◆ **GOAL**: Report every line in the listing below where the string "seaborn" shows up.

──────── STORED DATA

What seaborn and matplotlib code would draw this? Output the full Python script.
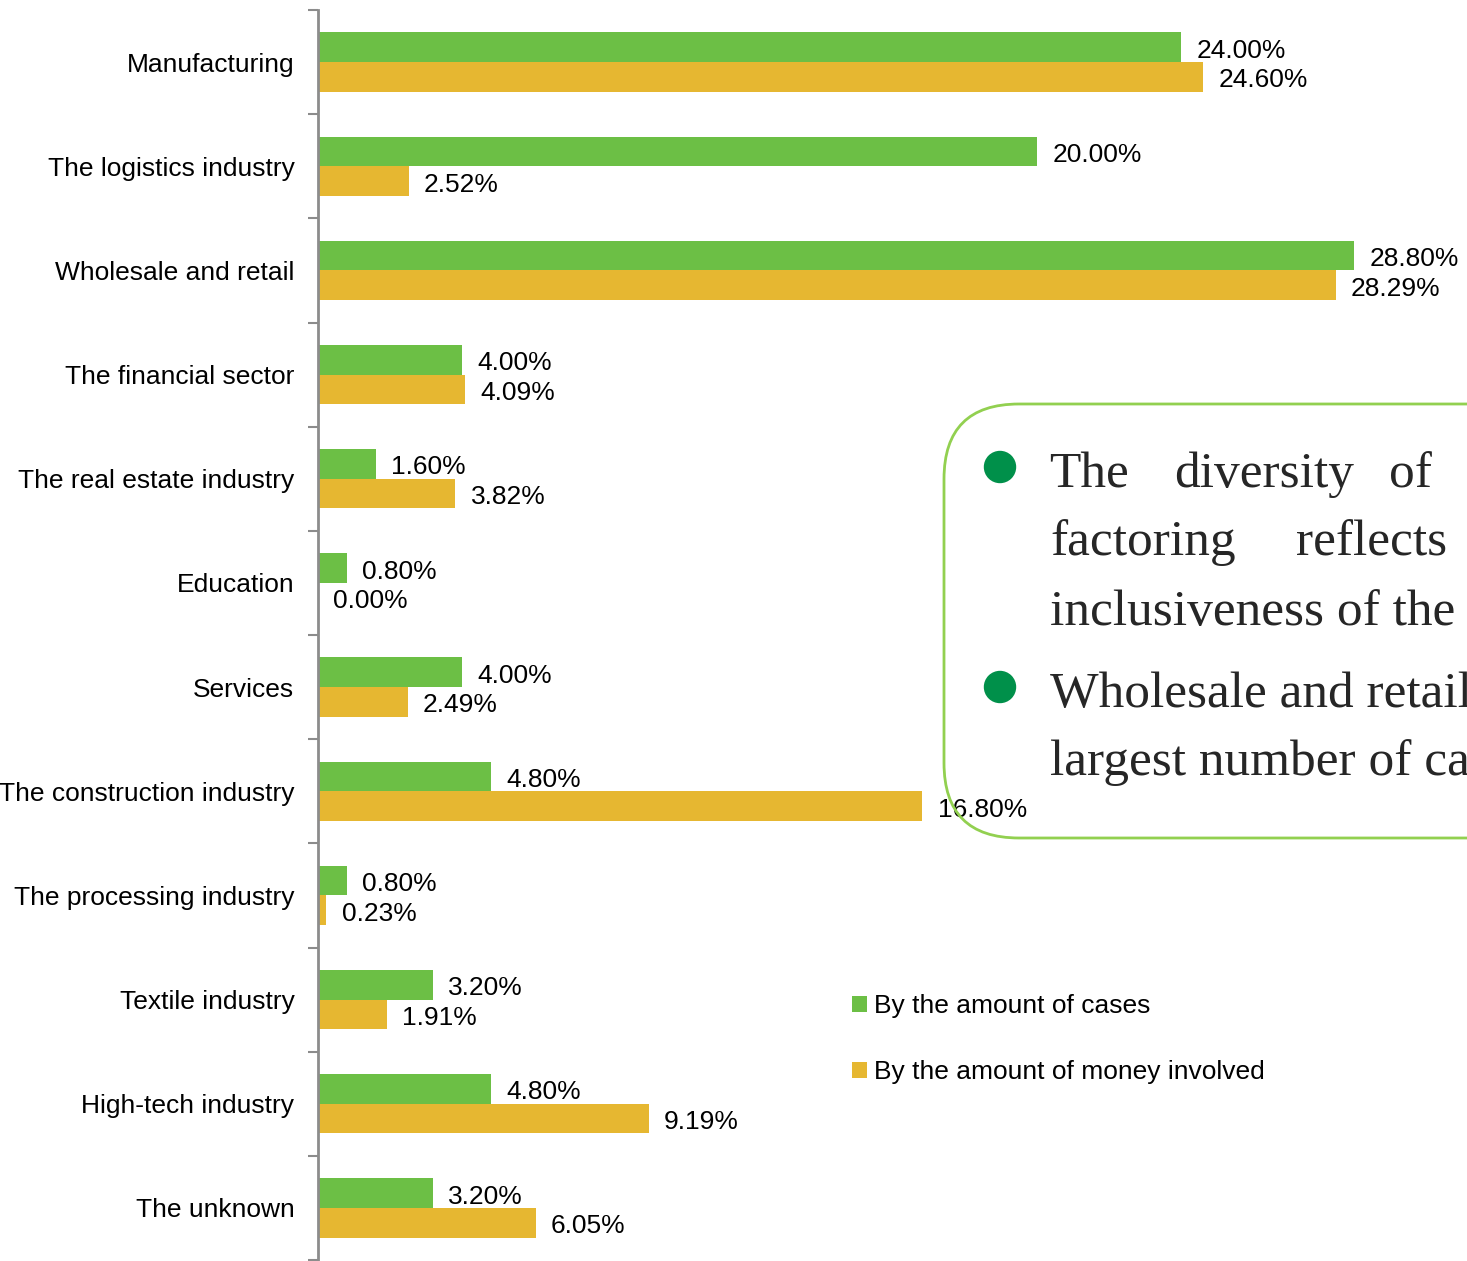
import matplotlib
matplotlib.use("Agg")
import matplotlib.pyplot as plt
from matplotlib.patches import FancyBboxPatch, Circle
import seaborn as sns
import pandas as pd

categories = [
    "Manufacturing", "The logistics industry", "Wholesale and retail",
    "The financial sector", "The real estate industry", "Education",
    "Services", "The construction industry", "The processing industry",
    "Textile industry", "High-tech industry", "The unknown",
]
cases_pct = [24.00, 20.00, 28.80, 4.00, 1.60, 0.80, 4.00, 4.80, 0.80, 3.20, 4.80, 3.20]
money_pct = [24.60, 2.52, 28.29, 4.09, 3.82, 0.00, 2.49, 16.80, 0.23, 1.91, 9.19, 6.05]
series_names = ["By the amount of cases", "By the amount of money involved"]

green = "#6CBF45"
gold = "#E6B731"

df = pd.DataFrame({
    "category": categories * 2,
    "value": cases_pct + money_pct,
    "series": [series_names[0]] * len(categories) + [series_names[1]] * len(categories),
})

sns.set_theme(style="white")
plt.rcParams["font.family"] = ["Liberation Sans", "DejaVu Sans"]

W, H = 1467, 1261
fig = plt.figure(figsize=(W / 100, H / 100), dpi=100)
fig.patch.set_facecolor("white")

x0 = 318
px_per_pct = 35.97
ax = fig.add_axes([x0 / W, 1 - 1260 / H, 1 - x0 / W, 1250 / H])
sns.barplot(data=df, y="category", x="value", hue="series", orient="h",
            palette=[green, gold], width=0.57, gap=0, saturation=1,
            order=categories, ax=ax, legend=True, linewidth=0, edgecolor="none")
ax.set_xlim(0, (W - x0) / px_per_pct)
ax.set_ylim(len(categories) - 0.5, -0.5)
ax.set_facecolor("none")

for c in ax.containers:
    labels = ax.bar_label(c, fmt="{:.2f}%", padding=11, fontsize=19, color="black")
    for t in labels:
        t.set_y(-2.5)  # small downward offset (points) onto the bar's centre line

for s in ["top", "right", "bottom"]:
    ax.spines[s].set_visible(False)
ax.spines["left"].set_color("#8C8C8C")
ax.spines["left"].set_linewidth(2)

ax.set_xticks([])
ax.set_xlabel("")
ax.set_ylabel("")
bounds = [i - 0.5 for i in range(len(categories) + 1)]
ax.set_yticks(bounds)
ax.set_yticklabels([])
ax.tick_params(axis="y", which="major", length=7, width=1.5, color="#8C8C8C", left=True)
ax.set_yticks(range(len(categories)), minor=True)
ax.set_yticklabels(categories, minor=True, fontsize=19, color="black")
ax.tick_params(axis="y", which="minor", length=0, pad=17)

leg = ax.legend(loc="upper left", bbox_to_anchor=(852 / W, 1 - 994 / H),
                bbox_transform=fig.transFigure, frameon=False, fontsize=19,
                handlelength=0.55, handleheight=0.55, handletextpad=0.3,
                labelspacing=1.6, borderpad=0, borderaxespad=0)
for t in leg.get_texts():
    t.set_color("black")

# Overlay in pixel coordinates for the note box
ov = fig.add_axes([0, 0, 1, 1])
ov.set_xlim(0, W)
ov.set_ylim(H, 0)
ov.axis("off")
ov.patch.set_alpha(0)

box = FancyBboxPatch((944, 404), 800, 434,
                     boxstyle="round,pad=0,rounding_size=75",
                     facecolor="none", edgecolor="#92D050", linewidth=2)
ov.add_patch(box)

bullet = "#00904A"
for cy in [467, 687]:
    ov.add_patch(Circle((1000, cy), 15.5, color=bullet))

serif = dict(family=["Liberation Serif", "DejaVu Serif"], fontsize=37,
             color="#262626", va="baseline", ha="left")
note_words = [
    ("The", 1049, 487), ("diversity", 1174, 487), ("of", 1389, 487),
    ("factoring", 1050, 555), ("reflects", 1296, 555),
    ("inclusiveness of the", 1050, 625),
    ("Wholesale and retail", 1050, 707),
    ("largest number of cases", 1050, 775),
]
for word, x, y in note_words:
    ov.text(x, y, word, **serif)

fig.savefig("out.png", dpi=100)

────────────────
──────── STORED DATA

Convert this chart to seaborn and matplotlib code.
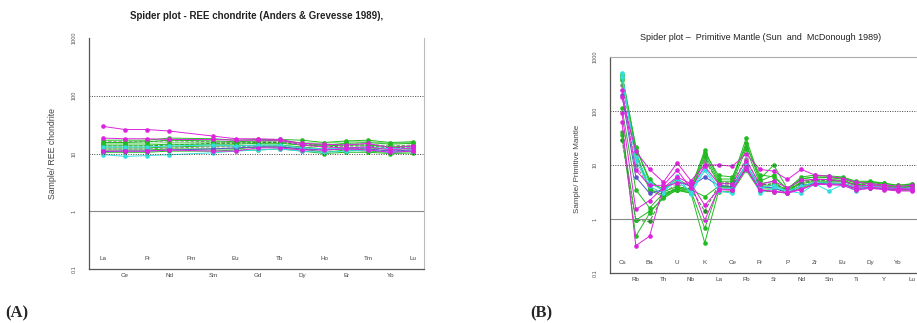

────────────────

◆ **SOLUTION**:
What seaborn and matplotlib code would draw this? Output the full Python script.
import seaborn as sns
Convert this chart to seaborn and matplotlib code.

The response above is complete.